Library op `torchbp.ops.ffbp`

Everything above is what torchbp.ops.ffbp does internally. stages is the number of recursion levels. It should match the hand-built results.

[11]:

img_lib1 = torchbp.ops.ffbp(data, grid, fc, r_res, pos, stages=1, divisions=2,
                            data_fmod=data_fmod, alias_fmod=alias_fmod, dealias=True).squeeze()
img_lib2 = torchbp.ops.ffbp(data, grid, fc, r_res, pos, stages=2, divisions=2,
                            data_fmod=data_fmod, alias_fmod=alias_fmod, dealias=True).squeeze()

print(f"stages=1 vs manual 2-subaperture: {relerr(img_ffbp2, img_lib1):.4f}")
print(f"stages=2 vs manual 4-subaperture: {relerr(img_ffbp4, img_lib2):.4f}")
print(f"stages=1 vs direct BP:            {relerr(img_bp, img_lib1):.4f}")
print(f"stages=2 vs direct BP:            {relerr(img_bp, img_lib2):.4f}")

stages=1 vs manual 2-subaperture: 0.0534
stages=2 vs manual 4-subaperture: 0.0723
stages=1 vs direct BP:            0.0089
stages=2 vs direct BP:            0.0316

/home/runner/work/torchbp/torchbp/torchbp/ops/ffbp.py:554: UserWarning: ffbp: theta guard band capped at 22 bins (46 needed for full interpolation support at the near range edge).

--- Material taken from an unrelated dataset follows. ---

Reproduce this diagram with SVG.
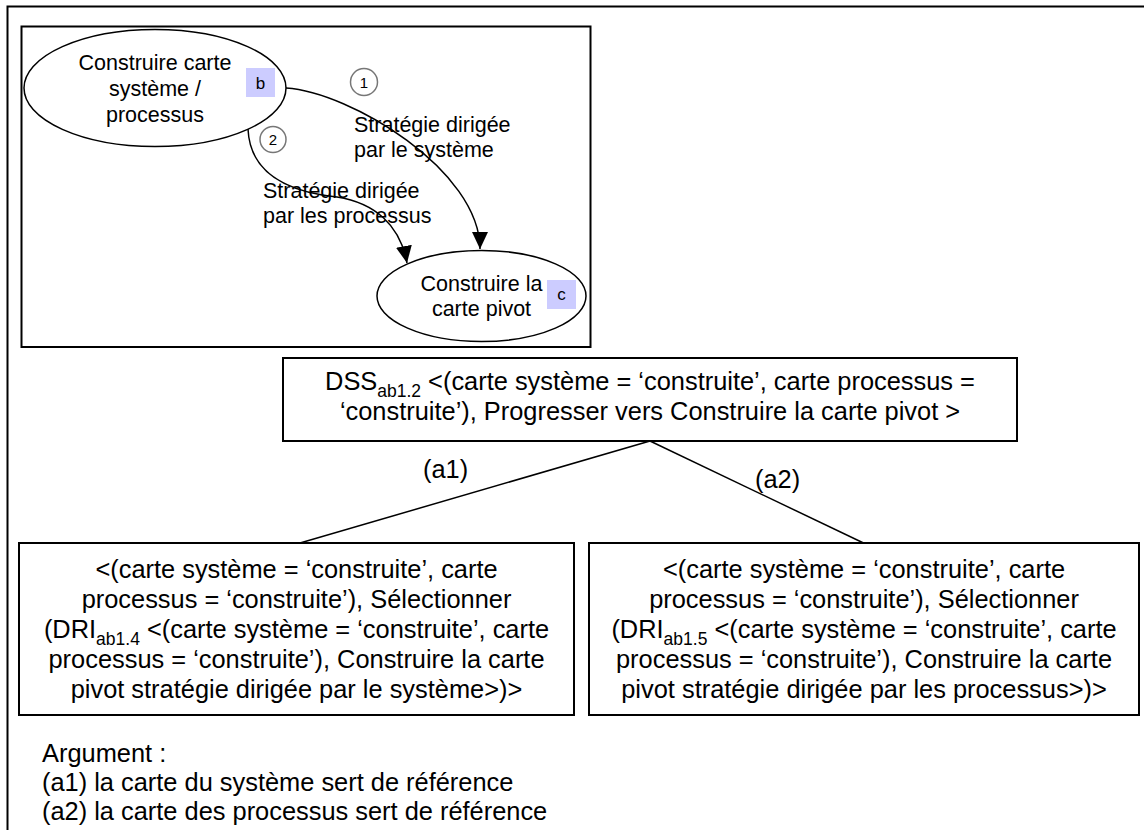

Edge accuracy at near range may be reduced; increase guard_max_ratio (more memory) if it matters.
  warn(f"ffbp: theta guard band capped at {guard_shortfall[2]} bins "

Benefit and downside

Benefit: FFBP is asymptotically faster and the difference can be huge for large image (10 to 100x faster for realistic size image).

Downside: interpolation error. Each merge resamples the images with a finite interpolation kernel and the error accumulates with the number of stages. The error can be reduced with higher-order interpolation kernel (interp_method=("knab", order, oversample)) and larger internal oversampling (oversample_r, oversample_theta), but both of these increase the amount of work. In practice, number of stages, interpolation kernel size, and oversampling factor needs to be chosen based on the maximum allowed error in the final result.